16 de mayo de 2011

Dulces lilas en mis sueños.

Cuando tenía muchos años menos, visitaba en ocasiones a la hermana de mi madre y mi primo a su pequeño y acogedor hogar. Mi hermano no nacía todavía (o era un bebé apenas) si hacemos cuentas, con Luis Jr. de 20 años, sí que ha pasado el tiempo.

No por eso me acuerdo con menos precisión de cada rincón del departamento de Portales. Estaba alfombrado color rosa viejo y era de paredes marfil. Su dueña siempre ha hecho gala de un gusto impecable, mismo que estará para siempre grabado en mi cabeza por la cenefa de flores bugambilia, verdes y doradas que pintó a lo largo de toda la casa. La que conectaba una preciosa sala de cojines satinados color durazno y berenjena con el comedorcito viejo con sillas de mimbre.

Siempre olía a frío, a elegancia, a romántico. Tenía dos cuartos. El de Jorge y el suyo. Del primero no me acuerdo, será que era la habitación de un niño y los espacios masculinos nunca me han sido relevantes. En cambio, el de ella era hermosísimo con sus mesitas de madera, la preciosa lámpara art decó con hadas, su joyería gruesa, los botes de cristal, los marcos con retratos de la abuela y los perfumes turquesa. Pero lo más bello de todo era, en el centro, una preciosa cama de latón.

Me volaba la imaginación cada vez que me asomaba a contemplarla. Me parecía era como la de Mary Poppins que volaba, o donde debía haber descansado la pelirrojita del Jardín Secreto. Luego me convencía de que había pertenecidos a una enigmática gitana o a una artista atormentada.

Cuando el depa de Portales quedó vacío y el comedor, los cojines de satén y los legos del crío se mudaron al sur de la ciudad, la cama que llegó con ellos no lo hizo para quedarse. Pasó a la hermana más pequeña de su dueña, que, como todos los que emprenden su vida en solitario, requería amueblar su nuevo espacio.

Entonces aunque cambió de manos, no dejé de verla -afortunadamente-. Cada vez que pasaba a San Pedro de los Pinos para saludar a la inquilina de la calle 22, me asomaba a visitarla también. Quedaba bien en su nuevo entorno, más blanco, más sencillo, más joven, esperanzado más como su nueva dueña.

Pasaron varios años en los que la cama fue testigo de amores, letras y hasta fantasmas de su durmiente. Se llenó de ella como alguna vez se llenara de mi tía la rubia y todas las que estuvieron antes que ella. Hasta que un día se saturó de recuerdos. O se le saturó a la vecina de San Pedro la espalda de dolores, una de dos.

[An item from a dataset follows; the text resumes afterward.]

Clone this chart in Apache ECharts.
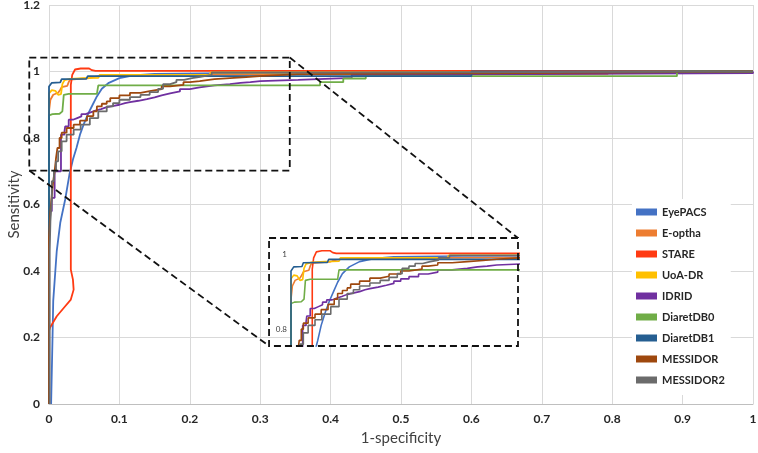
<!DOCTYPE html>
<html><head><meta charset="utf-8">
<script src="https://cdn.jsdelivr.net/npm/echarts@6/dist/echarts.min.js"></script>
<style>html,body{margin:0;padding:0;background:#fff}#c{width:758px;height:453px}</style>
</head><body><div id="c"></div>
<script>
const seriesNames = ['EyePACS','E-optha','STARE','UoA-DR','IDRID','DiaretDB0','DiaretDB1','MESSIDOR','MESSIDOR2'];
const seriesColors = ['#4472C4','#ED7D31','#FF3A12','#FFC000','#7030A0','#70AD47','#255E91','#9E480E','#6B6B6B'];
const xTicks = [0,0.1,0.2,0.3,0.4,0.5,0.6,0.7,0.8,0.9,1];
const yTicks = [0,0.2,0.4,0.6,0.8,1,1.2];
const insetYLabels = [0.8,1];

const eyepacsX = [0.003,0.004,0.005,0.006,0.009,0.011,0.016,0.023,0.029,0.034,0.039,0.044,0.05,0.056,0.062,0.068,0.075,0.085,0.1,0.12,0.15,0.25,0.62,1];
const eyepacsY = [0,0.1,0.2,0.31,0.4,0.46,0.545,0.615,0.69,0.735,0.77,0.81,0.845,0.875,0.9,0.925,0.948,0.966,0.98,0.988,0.993,0.995,0.997,1];
const eopthaX = [0,0,0.002,0.006,0.013,0.016,0.018,0.026,0.028,0.03,0.058,0.062,0.075,0.2,0.5,0.794,0.794,1];
const eopthaY = [0,0.88,0.915,0.93,0.936,0.945,0.953,0.957,0.968,0.976,0.98,0.983,0.987,0.99,0.992,0.993,1,1];
const stareX = [0,0,0.0015,0.011,0.023,0.031,0.035,0.034,0.031,0.031,0.031,0.033,0.037,0.045,0.057,0.061,0.066,1];
const stareY = [0,0.22,0.23,0.264,0.294,0.314,0.344,0.374,0.404,0.8,0.96,0.99,1.006,1.009,1.009,1.004,1.002,1.002];
const uoadrX = [0,0,0.004,0.009,0.013,0.017,0.019,0.022,0.03,0.05,0.07,0.072,0.228,0.23,0.47,0.47,1];
const uoadrY = [0,0.934,0.944,0.942,0.93,0.932,0.962,0.974,0.978,0.98,0.981,0.99,0.99,0.997,0.997,1,1];
const idridX = [0,0,0.004,0.008,0.017,0.022,0.023,0.028,0.034,0.04,0.046,0.052,0.06,0.067,0.074,0.081,0.09,0.1,0.108,0.115,0.127,0.139,0.15,0.16,0.172,0.186,0.2,0.214,0.235,0.257,0.272,0.286,0.3,0.354,0.43,0.453,1,1];
const idridY = [0,0.58,0.62,0.7,0.81,0.82,0.835,0.855,0.86,0.865,0.872,0.878,0.883,0.887,0.892,0.896,0.9,0.905,0.908,0.912,0.917,0.922,0.928,0.934,0.94,0.947,0.952,0.958,0.962,0.966,0.968,0.971,0.975,0.981,0.99,0.995,0.995,1];
const diaretdb0X = [0,0,0.005,0.015,0.019,0.021,0.028,0.068,0.07,0.385,0.385,0.418,0.418,0.45,0.45,0.892,0.892,1];
const diaretdb0Y = [0,0.868,0.872,0.873,0.88,0.93,0.933,0.933,0.958,0.958,0.968,0.968,0.979,0.979,0.986,0.986,1,1];
const diaretdb1X = [0,0,0.004,0.016,0.018,0.053,0.055,0.6,0.6,1];
const diaretdb1Y = [0,0.955,0.966,0.967,0.977,0.978,0.986,0.986,1,1];
const messidorX = [0,0,0.002,0.004,0.006,0.008,0.01,0.012,0.015,0.018,0.025,0.035,0.044,0.054,0.063,0.068,0.075,0.082,0.087,0.1,0.115,0.13,0.143,0.16,0.172,0.191,0.2,0.214,0.235,0.257,0.28,0.304,0.333,0.352,0.67,0.67,1];
const messidorY = [0,0.5,0.58,0.63,0.67,0.7,0.74,0.77,0.8,0.816,0.83,0.84,0.852,0.866,0.88,0.895,0.903,0.91,0.92,0.928,0.936,0.941,0.947,0.955,0.96,0.968,0.971,0.977,0.98,0.983,0.987,0.99,0.992,0.995,0.996,1,1];
const messidor2X = [0.001,0.001,0.002,0.004,0.004,0.007,0.01,0.013,0.018,0.025,0.035,0.045,0.058,0.07,0.082,0.091,0.1,0.115,0.13,0.143,0.155,0.162,0.172,0.181,0.192,0.203,0.215,0.231,0.42,1];
const messidor2Y = [0,0.46,0.55,0.62,0.67,0.7,0.73,0.76,0.79,0.81,0.825,0.84,0.86,0.88,0.895,0.905,0.915,0.923,0.93,0.938,0.948,0.962,0.968,0.975,0.98,0.984,0.99,0.997,1,1];

const seriesX = [eyepacsX,eopthaX,stareX,uoadrX,idridX,diaretdb0X,diaretdb1X,messidorX,messidor2X];
const seriesY = [eyepacsY,eopthaY,stareY,uoadrY,idridY,diaretdb0Y,diaretdb1Y,messidorY,messidor2Y];
const stepped = [false,false,false,false,true,false,false,true,true];

// zoom region (data units of main chart) and inset ranges
const zoomRegion = {x0:-0.028, x1:0.342, y0:0.702, y1:1.042};
const insetRange = {xmin:0, xmax:0.331, xBoxLeft:-0.032, ymin:0.755, ymax:1.043};

const FONT = 'Lato, "Open Sans", sans-serif';
const chart = echarts.init(document.getElementById('c'), null, {renderer:'canvas'});

function pairs(xs, ys){ return xs.map((v,i)=>[v, ys[i]]); }

const series = [];
seriesNames.forEach((n,i)=>{
  series.push({
    name:n, type:'line', showSymbol:false, symbol:'none',
    data: pairs(seriesX[i], seriesY[i]),
    step: stepped[i] ? 'end' : false,
    lineStyle:{width:1.8, color:seriesColors[i]},
    itemStyle:{color:seriesColors[i]},
    z: 2 + i*0.01, clip:true, animation:false, silent:true
  });
});
seriesNames.forEach((n,i)=>{
  series.push({
    name:n, type:'line', showSymbol:false, symbol:'none',
    xAxisIndex:1, yAxisIndex:1,
    data: pairs(seriesX[i], seriesY[i]),
    step: stepped[i] ? 'end' : false,
    lineStyle:{width:1.6, color:seriesColors[i]},
    itemStyle:{color:seriesColors[i]},
    z: 5 + i*0.01, clip:true, animation:false, silent:true
  });
});

const option = {
  backgroundColor:'#fff',
  animation:false,
  textStyle:{fontFamily:FONT},
  grid:[
    {left:49, right:5, top:5, bottom:49, containLabel:false, outerBoundsMode:'none'},
    {left:291, right:240, top:238, bottom:107, containLabel:false, outerBoundsMode:'none', show:true, backgroundColor:'#fff', borderWidth:0, z:4}
  ],
  legend:{
    orient:'vertical', left:632, top:199,
    data:seriesNames, icon:'rect', itemWidth:21, itemHeight:7, itemGap:7,
    backgroundColor:'#fff', padding:[6,6,8,4],
    textStyle:{fontFamily:FONT, fontSize:11, fontWeight:'bold', color:'#262626', lineHeight:14},
    selectedMode:false, z:10
  },
  xAxis:[
    {type:'value', min:0, max:1, interval:0.1, gridIndex:0,
     name:'1-specificity', nameLocation:'middle', nameGap:27, nameMoveOverlap:false,
     nameTextStyle:{fontFamily:FONT, fontSize:15, color:'#404040'},
     axisLine:{show:true, lineStyle:{color:'#BFBFBF', width:1}},
     axisTick:{show:false},
     axisLabel:{fontFamily:FONT, fontSize:12, fontWeight:'bold', color:'#262626', margin:9,
       formatter:v=>String(xTicks.find(t=>Math.abs(t-v)<1e-9) ?? v)},
     splitLine:{show:true, lineStyle:{color:'#D9D9D9', width:1}}},
    {type:'value', min:insetRange.xmin, max:insetRange.xmax, interval:0.1, gridIndex:1,
     axisLine:{show:false}, axisTick:{show:false}, axisLabel:{show:false},
     splitLine:{show:true, showMaxLine:false, lineStyle:{color:'#D9D9D9', width:1}}}
  ],
  yAxis:[
    {type:'value', min:0, max:1.2, interval:0.2, gridIndex:0,
     name:'Sensitivity', nameLocation:'middle', nameGap:27, nameRotate:90, nameMoveOverlap:false,
     nameTextStyle:{fontFamily:FONT, fontSize:15, color:'#404040'},
     axisLine:{show:false}, axisTick:{show:false},
     axisLabel:{fontFamily:FONT, fontSize:12, fontWeight:'bold', color:'#262626', margin:9,
       formatter:v=>String(yTicks.find(t=>Math.abs(t-v)<1e-9) ?? v)},
     splitLine:{show:true, lineStyle:{color:'#D9D9D9', width:1}}},
    {type:'value', min:insetRange.ymin, max:insetRange.ymax, gridIndex:1,
     axisLine:{show:false},
     axisTick:{show:false, customValues:insetYLabels},
     axisLabel:{show:true, customValues:insetYLabels, fontFamily:FONT, fontSize:8, color:'#404040', margin:4},
     splitLine:{show:true, lineStyle:{color:'#D9D9D9', width:1}}}
  ],
  series: series
};
chart.setOption(option);

function drawAnnotations(){
  const c0 = {xAxisIndex:0, yAxisIndex:0};
  const c1 = {xAxisIndex:1, yAxisIndex:1};
  const mTL = chart.convertToPixel(c0, [zoomRegion.x0, zoomRegion.y1]);
  const mBR = chart.convertToPixel(c0, [zoomRegion.x1, zoomRegion.y0]);
  const iTL = chart.convertToPixel(c1, [insetRange.xBoxLeft, insetRange.ymax]);
  const iBR = chart.convertToPixel(c1, [insetRange.xmax, insetRange.ymin]);
  const ds = {fill:'none', stroke:'#111', lineWidth:1.8, lineDash:[7,4]};
  chart.setOption({graphic:[
    {type:'rect', z:20, shape:{x:mTL[0], y:mTL[1], width:mBR[0]-mTL[0], height:mBR[1]-mTL[1]}, style:ds, silent:true},
    {type:'rect', z:20, shape:{x:iTL[0], y:iTL[1], width:iBR[0]-iTL[0], height:iBR[1]-iTL[1]}, style:ds, silent:true},
    {type:'line', z:20, shape:{x1:mBR[0], y1:mTL[1], x2:iBR[0], y2:iTL[1]}, style:ds, silent:true},
    {type:'line', z:20, shape:{x1:mTL[0], y1:mBR[1], x2:iTL[0], y2:iBR[1]}, style:ds, silent:true}
  ]});
}
drawAnnotations();
</script>
</body></html>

La cama iba a cambiar de casa una vez más. Yo empezaba a planear mi mudanza, así que sin pensarlo dos veces reclamé su propiedad. Lila me la pasó aliviada de deshacerse del problema, sin imaginarse lo que implicaba para mí.

Así llegaron la base, la piecera y las tablas que las unen. No llegó el colchón porque no pudo seguirle el ritmo de pasiones al latón. Se quedó así, en pedazos, metida en la bodega de la casa de Tlalpan durante meses. Pasaba que con la mudanza pronta, quería estrenar algo. O que pensaba que la cama estaba en la familia para acompañar a las solteras que se lanzan a la aventura de la vida real.

Y les da buena suerte.

Ahora llevo un mes durmiendo sobre un colchón nuevo, con unas sábanas doradas que hacen juego con los tubos que lo abrazan. Me espera todos los días la hermosa cama de latón (ya no me maravilla como en la infancia, pero me sigue pareciendo divina) de la que me enamoré a los siete años, a la que le he puesto tantas fantasías, tanta fe. Y alguna vez tantísimo deseo.

Reporto que hasta el momento, no me decepcionado.